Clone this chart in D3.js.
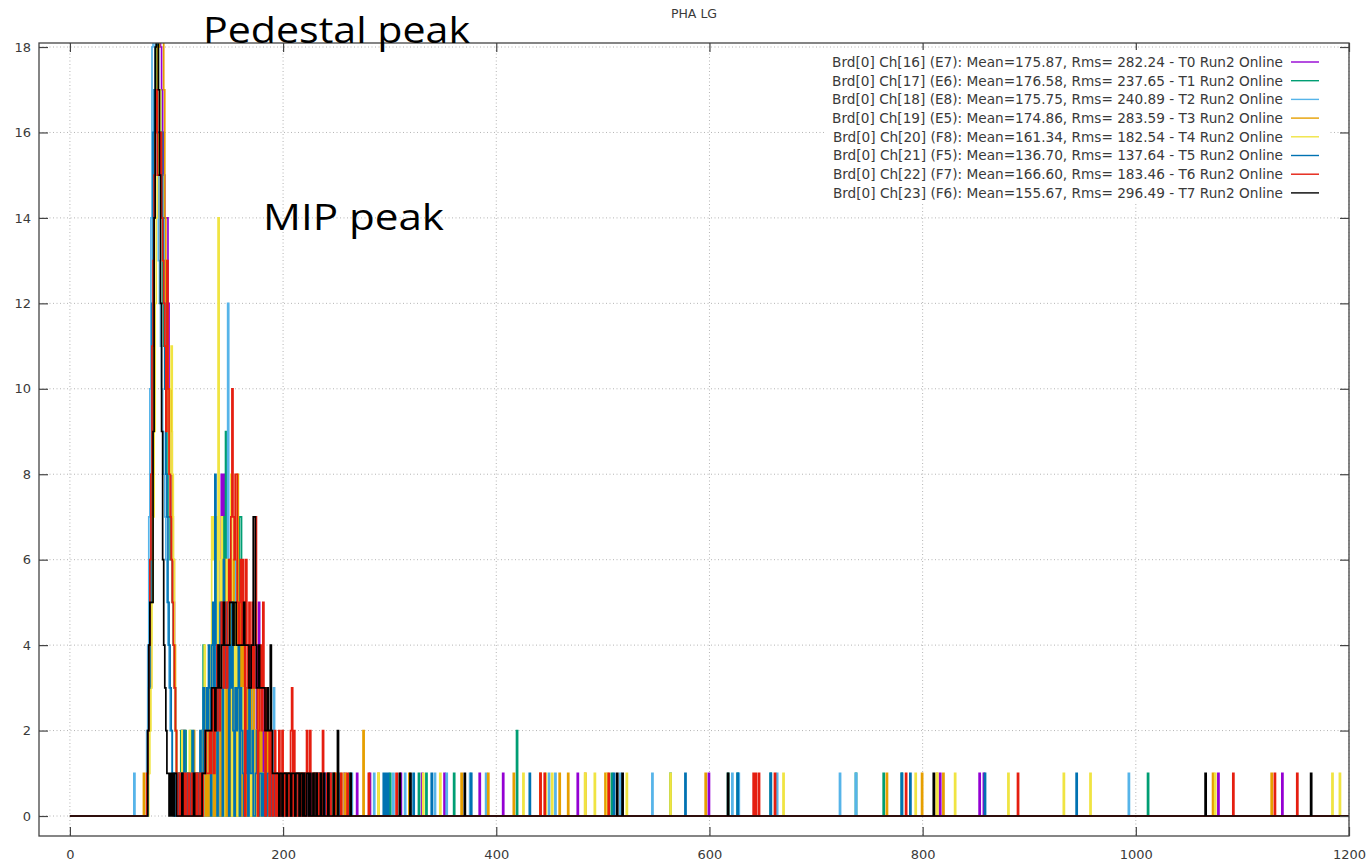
<!DOCTYPE html>
<html>
<head>
<meta charset="utf-8">
<script src="https://cdn.jsdelivr.net/npm/d3@7"></script>
<style>
  body { margin: 0; background: #fff; }
  svg { display: block; }
</style>
</head>
<body>
<svg id="chart" width="1369" height="864"></svg>
<script>
// PHA LG spectra, channels 16..23 of board 0 (Run2 online).
// Core histogram counts: one value per ADC bin, first bin = coreStart.
const coreStart = 70;

const coreT0 = [
  0,0,0,1,2,3,5,8,11,14,
  17,19,21,20,19,18,17,16,15,14,
  14,14,12,10,8,7,6,5,3,2,
  1,0,1,0,0,2,0,1,0,1,
  0,0,1,0,0,1,0,0,1,0,
  1,0,1,0,0,2,0,0,2,1,
  3,0,1,0,4,2,0,5,0,3,
  0,6,8,0,8,0,5,4,0,3,
  5,0,3,0,4,3,0,4,2,0,
  3,0,3,2,0,3,1,0,2,4,
  0,3,1,0,2,4,0,5,0,1,
  3,0,2,1,0,2,0,1,0,2,
  0,1,0,1,1,0,0,1,0,1,
  0,0,1,0,0,1,0,0,0,1,
  0,0,0,1,0,0,0,0,1,0,
  0,1,0,0,0,0,1,0,0,0,
  0,0,0,1,0,0,0,0,0,1,
  0,0,0,0,0,1,0,0,0,0
];
const coreT1 = [
  0,0,0,2,3,4,6,9,12,15,
  17,19,18,17,17,16,14,12,11,10,
  9,8,7,7,6,6,5,4,3,2,
  1,0,0,1,2,0,1,0,2,0,
  1,0,0,2,0,1,0,0,1,0,
  0,1,0,0,2,4,0,2,0,3,
  0,2,3,0,1,0,4,0,5,3,
  0,5,0,6,7,0,9,0,6,0,
  5,0,5,4,0,0,4,3,0,7,
  7,0,3,0,2,3,0,2,0,1,
  2,0,2,1,0,1,3,0,2,0,
  1,0,1,1,0,1,0,2,0,0,
  1,0,1,0,0,1,0,0,1,0,
  0,1,0,0,1,0,0,0,0,1,
  0,0,1,0,0,0,0,1,0,0,
  0,0,0,1,0,0,0,0,0,1,
  0,0,0,0,0,0,1,0,0,0,
  0,0,0,1,0,0,0,0,0,0
];
const coreT2 = [
  0,0,2,4,7,10,14,18,20,19,
  17,16,15,13,12,11,10,9,8,7,
  6,5,4,3,2,2,1,1,0,0,
  1,0,0,1,1,0,2,0,0,1,
  0,0,1,0,1,0,0,1,0,0,
  1,0,0,0,1,2,0,1,0,1,
  2,0,2,0,4,0,2,5,0,4,
  0,6,0,5,3,0,5,0,12,0,
  4,0,5,0,4,6,0,2,0,3,
  0,3,2,0,3,0,1,2,0,2,
  3,0,2,0,0,2,1,0,2,0,
  1,0,0,2,1,0,1,0,0,1,
  0,3,0,1,0,0,1,0,1,0,
  0,1,0,0,0,1,0,1,0,0,
  0,0,1,0,0,0,1,0,0,0,
  1,0,0,0,1,0,0,0,0,1,
  0,0,1,0,0,0,0,0,1,0,
  0,0,0,0,0,0,1,0,0,0
];
const coreT3 = [
  0,0,0,1,2,4,5,8,11,14,
  16,17,18,18,19,20,21,19,17,14,
  12,11,10,10,10,9,7,6,4,2,
  1,0,1,0,0,1,0,2,0,1,
  0,1,0,0,1,0,2,0,0,1,
  0,0,0,1,0,1,2,0,1,0,
  2,0,2,3,0,2,0,3,0,3,
  4,0,5,0,3,6,0,5,0,4,
  6,0,4,6,0,4,0,8,5,0,
  5,0,4,0,3,2,0,3,0,3,
  0,2,3,0,2,0,2,3,0,2,
  1,0,1,0,1,2,0,1,0,0,
  1,0,1,1,0,0,1,0,0,1,
  0,1,0,0,1,0,0,0,1,0,
  0,0,0,1,0,0,0,1,0,0,
  0,1,0,0,0,0,0,0,1,0,
  0,0,0,0,0,1,0,0,0,0,
  0,0,1,0,0,0,0,0,0,1
];
const coreT4 = [
  0,0,0,0,1,2,3,5,7,9,
  12,14,15,16,17,16,15,13,12,11,
  11,10,9,8,10,11,8,6,3,2,
  1,0,0,1,0,2,0,1,0,0,
  1,0,2,0,0,1,0,1,0,0,
  0,1,0,1,2,1,4,2,1,3,
  2,4,0,7,6,7,5,7,0,14,
  6,5,7,4,0,5,4,6,3,5,
  4,8,0,3,5,2,4,0,2,3,
  1,2,3,0,2,1,2,1,1,0,
  2,1,0,1,2,0,1,0,1,0,
  1,0,1,0,1,0,0,1,0,0,
  0,1,0,0,0,1,0,0,0,0,
  1,0,0,1,0,0,0,0,0,1,
  0,0,0,0,0,1,0,0,0,0,
  0,0,0,1,0,0,0,0,0,0,
  0,1,0,0,0,0,0,0,0,0,
  0,0,0,0,0,0,0,1,0,0
];
const coreT5 = [
  0,0,0,2,3,5,8,12,16,17,
  17,17,16,16,16,15,16,14,12,10,
  8,7,5,4,3,2,1,1,0,0,
  1,0,1,1,0,1,0,2,1,0,
  1,0,1,0,0,2,0,1,0,1,
  0,1,2,1,0,3,2,1,3,2,
  4,3,0,4,5,3,8,4,0,3,
  4,5,3,0,6,4,3,5,4,0,
  4,3,5,2,0,3,2,3,4,0,
  3,2,1,0,2,1,2,0,3,1,
  1,2,0,0,1,2,1,0,1,1,
  0,1,0,1,0,1,1,0,0,1,
  0,0,1,0,0,1,0,1,0,0,
  1,0,1,0,0,0,1,0,0,0,
  0,1,0,0,1,0,0,0,0,0,
  0,0,1,0,1,0,0,0,0,0,
  1,0,0,1,0,0,0,0,0,0,
  0,0,0,0,0,0,0,0,0,0
];
const coreT6 = [
  0,0,1,2,4,6,8,11,13,15,
  16,17,15,15,15,16,14,13,12,11,
  9,13,10,8,7,6,5,4,3,2,
  1,0,0,1,0,0,1,0,1,0,
  0,1,0,0,1,0,0,1,0,1,
  0,0,1,0,0,1,1,2,1,1,
  1,2,1,2,3,1,3,2,4,3,
  2,3,5,4,3,5,4,3,5,6,
  5,7,10,7,6,8,8,5,4,5,
  6,4,6,5,0,6,4,3,5,4,
  3,5,3,4,7,3,0,2,3,4,
  2,5,3,0,3,2,2,0,2,1,
  0,1,2,0,1,0,2,0,1,2,
  1,0,1,1,0,1,0,2,3,0,
  2,1,0,0,1,1,0,1,1,0,
  1,0,2,1,0,2,0,0,0,1,
  1,0,1,0,1,0,0,2,0,0,
  0,1,0,0,1,0,0,0,1,0
];
const coreT7 = [
  0,0,0,2,4,5,5,5,9,14,
  18,20,19,17,15,12,9,6,4,3,
  2,1,1,0,1,0,1,0,1,1,
  0,0,0,0,0,1,0,0,0,0,
  0,0,0,0,0,0,1,0,0,0,
  0,0,0,0,1,1,1,2,2,2,
  2,2,2,3,3,3,2,3,3,4,
  3,3,4,4,5,4,4,4,4,4,
  5,5,5,4,5,5,4,4,4,4,
  4,4,4,5,4,4,4,4,3,3,
  4,4,7,7,4,3,3,4,3,3,
  3,3,3,2,2,3,2,2,4,2,
  1,1,1,1,1,1,0,1,1,0,
  1,1,1,0,1,1,1,0,1,1,
  1,0,1,1,1,0,1,1,0,1,
  0,0,1,1,0,1,0,0,1,0,
  0,1,0,0,0,1,0,0,1,0,
  0,0,1,0,0,0,0,1,0,0
];

// Single events outside the core range (a repeated value counts twice).
const eventsT0 = [257, 269, 281, 310, 330, 351, 384, 406, 476, 599, 816, 853, 857, 1077, 1137];
const eventsT1 = [262, 300, 327, 334, 360, 419, 419, 508, 563, 617, 626, 657, 737, 763, 780, 1011];
const eventsT2 = [60, 264, 285, 303, 314, 342, 353, 375, 390, 449, 455, 516, 546, 621, 627, 663, 722, 737, 993];
const eventsT3 = [69, 258, 275, 275, 289, 318, 367, 392, 416, 441, 459, 467, 483, 502, 596, 766, 799, 813, 819, 1072, 1127];
const eventsT4 = [255, 289, 331, 347, 425, 446, 452, 483, 492, 504, 522, 563, 669, 793, 813, 830, 880, 932, 957, 1074, 1184, 1191];
const eventsT5 = [252, 294, 296, 298, 322, 339, 376, 431, 510, 577, 626, 657, 780, 788, 858, 944];
const eventsT6 = [254, 260, 280, 306, 441, 445, 505, 641, 643, 646, 661, 784, 889, 1091, 1130, 1151];
const eventsT7 = [251, 251, 263, 309, 319, 370, 513, 518, 617, 810, 1065, 1164];

const seriesLabels = [
  "Brd[0] Ch[16] (E7): Mean=175.87, Rms= 282.24 - T0 Run2 Online",
  "Brd[0] Ch[17] (E6): Mean=176.58, Rms= 237.65 - T1 Run2 Online",
  "Brd[0] Ch[18] (E8): Mean=175.75, Rms= 240.89 - T2 Run2 Online",
  "Brd[0] Ch[19] (E5): Mean=174.86, Rms= 283.59 - T3 Run2 Online",
  "Brd[0] Ch[20] (F8): Mean=161.34, Rms= 182.54 - T4 Run2 Online",
  "Brd[0] Ch[21] (F5): Mean=136.70, Rms= 137.64 - T5 Run2 Online",
  "Brd[0] Ch[22] (F7): Mean=166.60, Rms= 183.46 - T6 Run2 Online",
  "Brd[0] Ch[23] (F6): Mean=155.67, Rms= 296.49 - T7 Run2 Online"
];
const seriesColors = ["#9400d3", "#009e73", "#56b4e9", "#e69f00", "#f0e442", "#0072b2", "#e51e10", "#000000"];
const coreCounts = [coreT0, coreT1, coreT2, coreT3, coreT4, coreT5, coreT6, coreT7];
const extraEvents = [eventsT0, eventsT1, eventsT2, eventsT3, eventsT4, eventsT5, eventsT6, eventsT7];

const xTicks = [0, 200, 400, 600, 800, 1000, 1200];
const yTicks = [0, 2, 4, 6, 8, 10, 12, 14, 16, 18];
const maxBin = 1200;
const chartTitle = "PHA LG";

// ---- layout ----
const svg = d3.select("#chart");
const frame = { left: 39, right: 1349, top: 43, bottom: 836 };
const x = d3.scaleLinear().domain([-29, 1200]).range([frame.left, frame.right]);
const y = d3.scaleLinear().domain([-0.468, 18.094]).range([frame.bottom, frame.top]);
const font = "'DejaVu Sans', Verdana, sans-serif";
const textColor = "#3a3a3a";

svg.append("rect").attr("width", 1369).attr("height", 864).attr("fill", "#fff");

// title
svg.append("text")
  .attr("x", 694).attr("y", 18)
  .attr("text-anchor", "middle")
  .attr("font-family", font).attr("font-size", 12.5)
  .attr("fill", textColor)
  .text(chartTitle);

// dotted grid
const grid = svg.append("g").attr("stroke", "#b4b4b4").attr("stroke-width", 1).attr("stroke-dasharray", "1,2.5");
grid.selectAll("line.gx").data(xTicks).join("line")
  .attr("x1", d => x(d)).attr("x2", d => x(d))
  .attr("y1", frame.top).attr("y2", frame.bottom);
grid.selectAll("line.gy").data(yTicks).join("line")
  .attr("x1", frame.left).attr("x2", frame.right)
  .attr("y1", d => y(d)).attr("y2", d => y(d));

// histograms drawn as step outlines, clipped to the frame
svg.append("clipPath").attr("id", "plotClip")
  .append("rect")
  .attr("x", frame.left).attr("y", frame.top)
  .attr("width", frame.right - frame.left).attr("height", frame.bottom - frame.top);

const stepLine = d3.line()
  .x(d => x(d[0]))
  .y(d => y(d[1]))
  .curve(d3.curveStepAfter);

const plot = svg.append("g").attr("clip-path", "url(#plotClip)");
coreCounts.forEach((core, s) => {
  const hist = new Array(maxBin + 1).fill(0);
  core.forEach((c, i) => { hist[coreStart + i] += c; });
  extraEvents[s].forEach(v => { hist[v] += 1; });
  const pts = hist.map((c, i) => [i, c]);
  plot.append("path")
    .attr("d", stepLine(pts))
    .attr("fill", "none")
    .attr("stroke", seriesColors[s])
    .attr("stroke-width", 1.7)
    .attr("stroke-linejoin", "miter");
});

// axes with inward ticks, mirrored on top and right
const tickLen = 9;
function styleAxis(g) {
  g.select(".domain").remove();
  g.selectAll(".tick line").attr("stroke", "#444").attr("stroke-width", 1.2);
  g.selectAll(".tick text").attr("fill", textColor).attr("font-family", font).attr("font-size", 13);
}
svg.append("g").attr("transform", `translate(${frame.left},0)`)
  .call(d3.axisLeft(y).tickValues(yTicks).tickSize(-tickLen).tickPadding(8).tickFormat(d3.format("d")))
  .call(styleAxis);
svg.append("g").attr("transform", `translate(0,${frame.bottom})`)
  .call(d3.axisBottom(x).tickValues(xTicks).tickSize(-tickLen).tickPadding(14).tickFormat(d3.format("d")))
  .call(styleAxis);
svg.append("g").attr("transform", `translate(${frame.right},0)`)
  .call(d3.axisRight(y).tickValues(yTicks).tickSize(-tickLen).tickFormat(""))
  .call(styleAxis);
svg.append("g").attr("transform", `translate(0,${frame.top})`)
  .call(d3.axisTop(x).tickValues(xTicks).tickSize(-tickLen).tickFormat(""))
  .call(styleAxis);

// frame
svg.append("rect")
  .attr("x", frame.left).attr("y", frame.top)
  .attr("width", frame.right - frame.left).attr("height", frame.bottom - frame.top)
  .attr("fill", "none").attr("stroke", "#444").attr("stroke-width", 1.3);

// legend (opaque box)
const legend = svg.append("g");
legend.append("rect")
  .attr("x", 826).attr("y", 50).attr("width", 504).attr("height", 153)
  .attr("fill", "#fff");
seriesLabels.forEach((label, i) => {
  const ry = 62 + i * 18.7;
  legend.append("text")
    .attr("x", 1283).attr("y", ry).attr("dy", "0.36em")
    .attr("text-anchor", "end")
    .attr("font-family", font).attr("font-size", 13.65)
    .attr("fill", textColor)
    .text(label);
  legend.append("line")
    .attr("x1", 1291).attr("x2", 1319)
    .attr("y1", ry).attr("y2", ry)
    .attr("stroke", seriesColors[i]).attr("stroke-width", 1.4);
});

// peak annotations
svg.append("text")
  .attr("x", 203).attr("y", 43)
  .attr("font-family", "'Open Sans', sans-serif").attr("font-size", 36)
  .attr("textLength", 267).attr("lengthAdjust", "spacingAndGlyphs")
  .attr("fill", "#000")
  .text("Pedestal peak");
svg.append("text")
  .attr("x", 263).attr("y", 230)
  .attr("font-family", "'Open Sans', sans-serif").attr("font-size", 36)
  .attr("textLength", 181).attr("lengthAdjust", "spacingAndGlyphs")
  .attr("fill", "#000")
  .text("MIP peak");
</script>
</body>
</html>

SET TASK: Leave out any pictures, please, and quote only the lines from the top of the data through the line that contains "const coreStart = 70;".

SOLUTION TO THE EXERCISE:
Clone this chart in D3.js.
<!DOCTYPE html>
<html>
<head>
<meta charset="utf-8">
<script src="https://cdn.jsdelivr.net/npm/d3@7"></script>
<style>
  body { margin: 0; background: #fff; }
  svg { display: block; }
</style>
</head>
<body>
<svg id="chart" width="1369" height="864"></svg>
<script>
// PHA LG spectra, channels 16..23 of board 0 (Run2 online).
// Core histogram counts: one value per ADC bin, first bin = coreStart.
const coreStart = 70;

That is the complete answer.